The euphoric effect of crystal can allow people to work for days without rest, fuel hectic parties and give users unstoppable libidos.

But addicts soon fall foul of the drug’s longer lasting effects, suffering chronic paranoia, violent tendencies and tooth loss — known as meth mouth.

“Meth can make you rob and fight without thinking about it.
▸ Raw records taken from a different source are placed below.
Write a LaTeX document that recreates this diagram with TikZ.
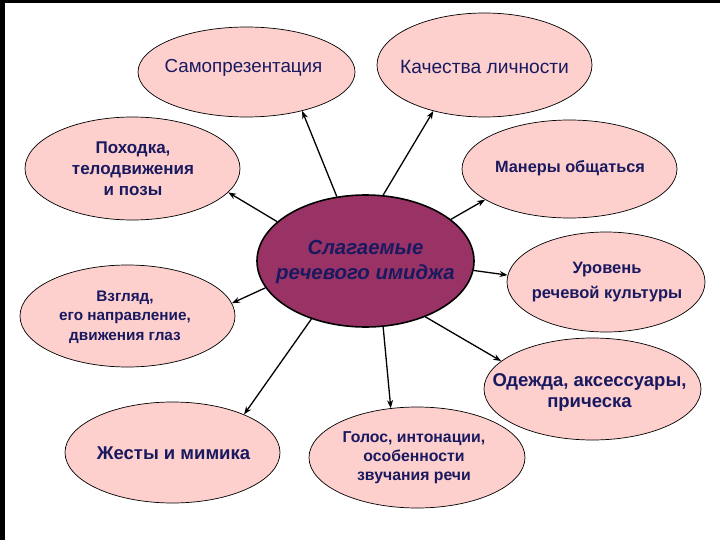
\documentclass[tikz,border=0pt]{standalone}
\usepackage{fontspec}
\setmainfont{Liberation Sans}
\usetikzlibrary{shapes.geometric,arrows.meta}
\definecolor{navy}{RGB}{25,25,95}
\definecolor{pinkfill}{RGB}{253,207,205}
\definecolor{plum}{RGB}{153,51,102}
\tikzset{
  sat/.style={ellipse, draw=black, line width=0.7pt, fill=pinkfill, inner sep=0pt},
  lbl/.style={text=navy, align=center, inner sep=0pt},
  arr/.style={line width=1.3pt, -{Stealth[length=8pt,width=6pt]}},
}
\begin{document}
\begin{tikzpicture}[x=1pt,y=1pt]
\useasboundingbox (0,0) rectangle (720,-540);
\fill[white] (0,0) rectangle (720,-540);
\fill[black] (0,0) rectangle (720,-3);
\fill[black] (0,0) rectangle (5,-540);

% satellites
\node[sat, minimum width=217pt, minimum height=90pt]  (sam) at (246.5,-72) {};
\node[sat, minimum width=215pt, minimum height=104pt] (kach) at (484.5,-65) {};
\node[sat, minimum width=215pt, minimum height=98pt]  (man) at (569.5,-169) {};
\node[sat, minimum width=215pt, minimum height=103pt] (poh) at (132.5,-168.5) {};
\node[sat, minimum width=215pt, minimum height=102pt] (vzg) at (127.5,-316) {};
\node[sat, minimum width=215pt, minimum height=101pt] (zhe) at (172.5,-452.5) {};
\node[sat, minimum width=216pt, minimum height=101pt] (gol) at (417,-457.5) {};
\node[sat, minimum width=198pt, minimum height=100pt] (urv) at (606,-282) {};
\node[sat, minimum width=217pt, minimum height=102pt] (ode) at (592.5,-389) {};
% centre
\node[ellipse, draw=black, line width=1.6pt, fill=plum, inner sep=0pt,
      minimum width=217pt, minimum height=132pt] (c) at (365.5,-261) {};

% labels
\node[lbl, font=\fontsize{18.8}{22}\selectfont] (tsam) at (243.5,-68) {Самопрезентация};
\node[lbl, font=\fontsize{19.2}{22}\selectfont] (tkach) at (484.5,-67) {Качества личности};
\node[lbl, font=\fontsize{16.3}{20}\selectfont\bfseries] (tman) at (570,-168) {Манеры общаться};
\node[lbl, font=\fontsize{17}{21}\selectfont\bfseries] (tpoh) at (133,-169) {Походка,\\телодвижения\\и позы};
\node[lbl, font=\fontsize{15.3}{19.5}\selectfont\bfseries] (tvzg) at (125,-317) {Взгляд,\\его направление,\\движения глаз};
\node[lbl, font=\fontsize{18.5}{22}\selectfont\bfseries] (tzhe) at (173.5,-453) {Жесты и мимика};
\node[lbl, font=\fontsize{15.8}{19}\selectfont\bfseries] (tgol) at (414,-458) {Голос, интонации,\\особенности\\звучания речи};
\node[lbl, font=\fontsize{16.5}{25}\selectfont\bfseries] (turv) at (607,-282.5) {Уровень\\речевой культуры};
\node[lbl, font=\fontsize{18.5}{21}\selectfont\bfseries] (tode) at (589.5,-392.5) {Одежда, аксессуары,\\прическа};
\node[lbl, font=\fontsize{20.4}{25}\selectfont\bfseries\itshape] (tc) at (365.5,-262) {Слагаемые\\речевого имиджа};

% arrows
\draw[arr] (c.114) -- (sam.325);
\draw[arr] (c.75) -- (kach.222.7);
\draw[arr] (c.26.4) -- (man.200.8);
\draw[arr] (c.156) -- (poh.346);
\draw[arr] (c.195) -- (vzg.7.7);
\draw[arr] (c.227) -- (zhe.28.3);
\draw[arr] (c.285) -- (gol.118.7);
\draw[arr] (c.317) -- (ode.163);
\draw[arr] (c.355) -- (urv.176.5);
\end{tikzpicture}
\end{document}
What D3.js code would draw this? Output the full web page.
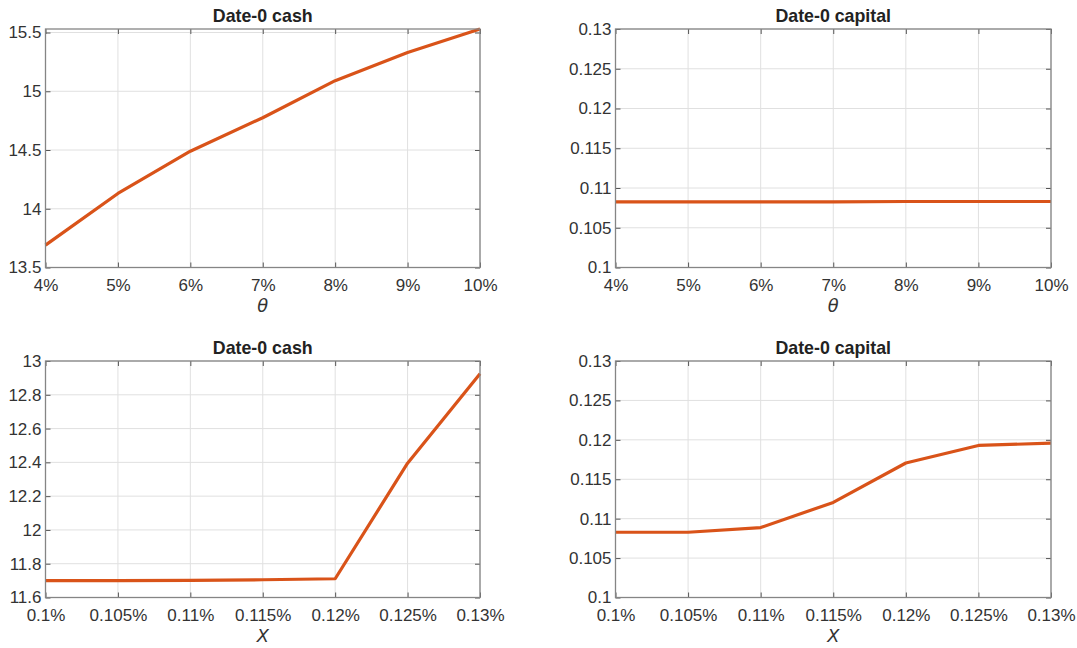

It just amplifies the real evil side of people,” said Craig Stuart, a stocky 25-year old addict, recovering in a rehab center in Phoenix.

The dollars spent by junkies such as Stuart provide immense wealth south of the border.

In 2007, police swept on a Mexico City mansion to find $207 million piled up in huge mountains of notes in what the DEA said was the biggest cash bust in world history.

The homeowner Zhenli Ye Gon, a Chinese national, was later arrested in the United States, where he is now standing trial for selling raw chemicals to cartels for the production of meth.

Such immense profits lead to bloody turf battles in a country where the minumum wage is just $5 a day.

Nearly 4,000 people have been killed in drug-related violence in Mexico this year despite the army patrolling the streets to keep order.

The meth trade has also helped spawn new ultra-violent gangs such as La Familia Michoacana, a crime syndicate based in the lush highlands of western Mexico.

Emerging in 2006, La Familia is alleged to have produced hundreds of tons of crystal in its rolling hills and used the money to finance an army of killers to protect its trade.

After the federal police this year busted 39 meth labs belonging to La Familia and nabbed some of its kingpins, the group hit back hard, its gunmen attacked police bases across the region with grenades and assault rifles.

They then kidnapped 12 police off-duty officers, tortured and shot them, and lined up their corpses on a road.

“Try and arrest another one of us,” said a note in scrawling handwriting next to the bodies. “We are waiting for you here.”